NNIT Detail Lifesciences (3)Umbraco
Data & AI

Algorithm sorts 18,000 documents at LEO Pharma

​With a combination of machine learning, automation and co-creation, NNIT and LEO Pharma has worked together to pioneer a new method for ensuring better order and structure in thousands of business-critical documents. The project is expected to free up a two-digit million DKK amount of resources.

Document management is a common challenge in the life science industry. Most pharmaceutical companies store thousands of documents on platforms like Veeva Vault. This includes work instructions and standard operating procedures (SOPs) which are critical for the production of medicines. But avoiding that duplicates, tests and long-forgotten drafts, some with fewer than 100 characters, get mixed in among the valid documents requires pharma companies to devote significant resources to maintaining document compliance.

In an effort to innovate their document management practices and optimize cleanup efforts, LEO Pharma has worked with NNIT to take a groundbreaking approach to the challenge: employing AI to assist document management and make it more user friendly.

With a conservative estimate, the overall project is expected to free up a two-digit million DKK amount of resources, which can then be devoted to more productive tasks. The initiative is also intended to pave the way for optimization of internal processes and generally a more data-driven approach to document management.

50 years of cleanup
The idea to use AI came after LEO Pharma calculated that it would take approximately 50 years for a human to review and cleanup the nearly 18,000 documents one-by-one.

– We quickly realized how long it would take to perform the cleanup manually. Just keeping track of which of the documents we have been through is a challenge. To make the process more manageable, we decided looking into the possibilities of using AI and get an algorithm to help sort it, says Josefine Hedehus, Project Manager, Quality Systems & Business Process Management at LEO Pharma.

Together with her colleague Torben Craner, she is lead of the cleanup project, which extends across LEO Pharma's global organization and involves a number of stakeholders, especially from the business areas responsible for many documents.

Co-creation throughout the project
As part of the cleanup process, LEO Pharma wanted to adjust the way the documents were organized so that the content was grouped into relevant subcategories. Therefore, they needed a partner who was not only familiar with AI and Veeva, but also with the work-processes and regulatory requirements that apply to a life sciences organization.

– In addition to their experience with Veeva, NNIT also has great insight into working with document management and in-depth knowledge of GxP. From the beginning there was a good atmosphere and a good drive in the project. The team from NNIT were good at asking clarifying questions so that we could get the sorting calibrated correctly. Along the way, they offered ideas and observations that we had not considered, so the whole process was characterized by co-creation and commitment beyond all expectation, says Torben Craner.

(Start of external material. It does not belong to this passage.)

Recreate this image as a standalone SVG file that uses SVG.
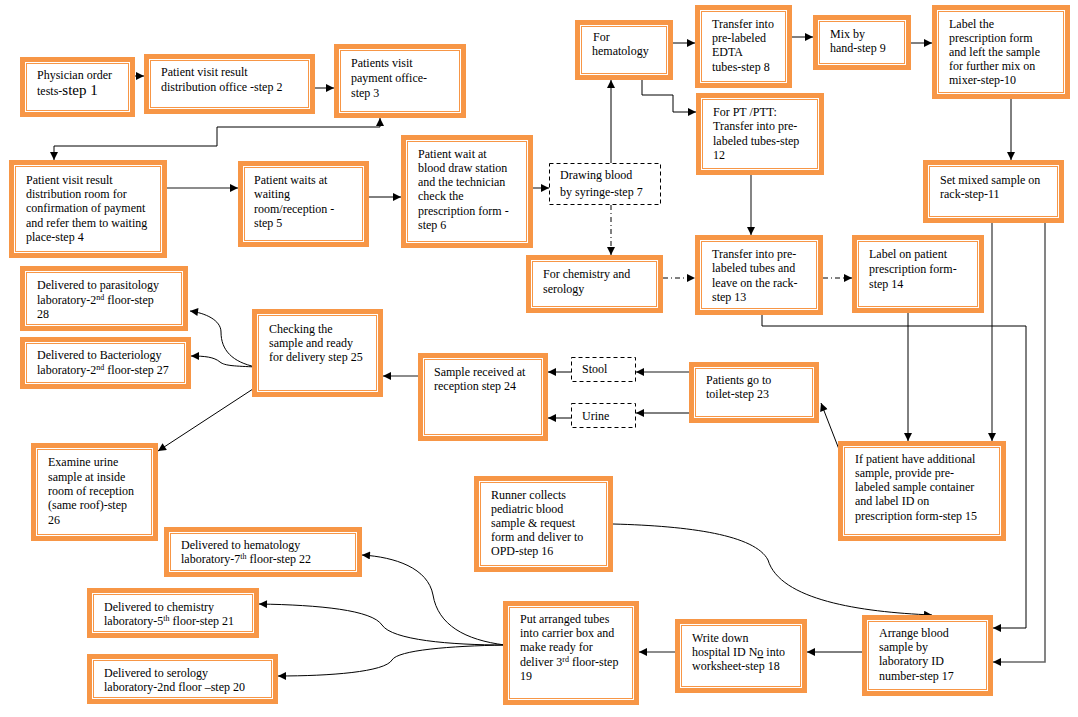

Man and machine working together
Based on the initial matching of expectations, NNIT designed a Data Quality solution based on Amazon Web Services (AWS) technology which uses natural language processing (NLP). This means that the AI algorithm can not only recognize individual words but also interpret and analyze the text based on context and natural language so that it can scan the documents and extract structured content directly from the text.

The result of the algorithm-sorting is displayed in a user-friendly AI training-application where subject matter experts (SME) from LEO Pharma can review and qualify the documents. This allows users to communicate directly to the algorithm and improve it to make it even more accurate. Once the documents are properly classified, sorting can be further automated.

An important take-away was that it worked well to combine the algorithm with human users and automation. The raw data cannot stand alone. For example, much of the content is LEO-specific, which their SMEs need to understand and qualify. We ran a series of workshops where we reviewed the rough sorting and about 90 percent of the content was properly sorted after the first round of input from the SMEs.

Improves the quality of documents used for training
The positive effects of the new document management process can also be felt in other areas of LEO Pharma’s business, such as the quality of documents used for training.

– Training is an important part of GxP. By implementing a more structured clean-up process, we ensure that the quality of the documents we use for training is improving, which will increase the quality of the part of our training that deals with Read and Understand, says Josefine Cramer Hedehus.

After a total of 20 weeks of start-up and implementation, the solution has now been handed over to LEO Pharma, where it is used for further cleaning and reorganization of documents and as part of the overall data reporting.

Hybrid cloud, Algorithm infographic

The Data Quality-solution for LEO Pharma consists of various AWS services, including AWS Textract, Amazon Simple Storage Service (S3) and AWS Comprehend Medical, and hosted on AWS' Cloud infrastructure.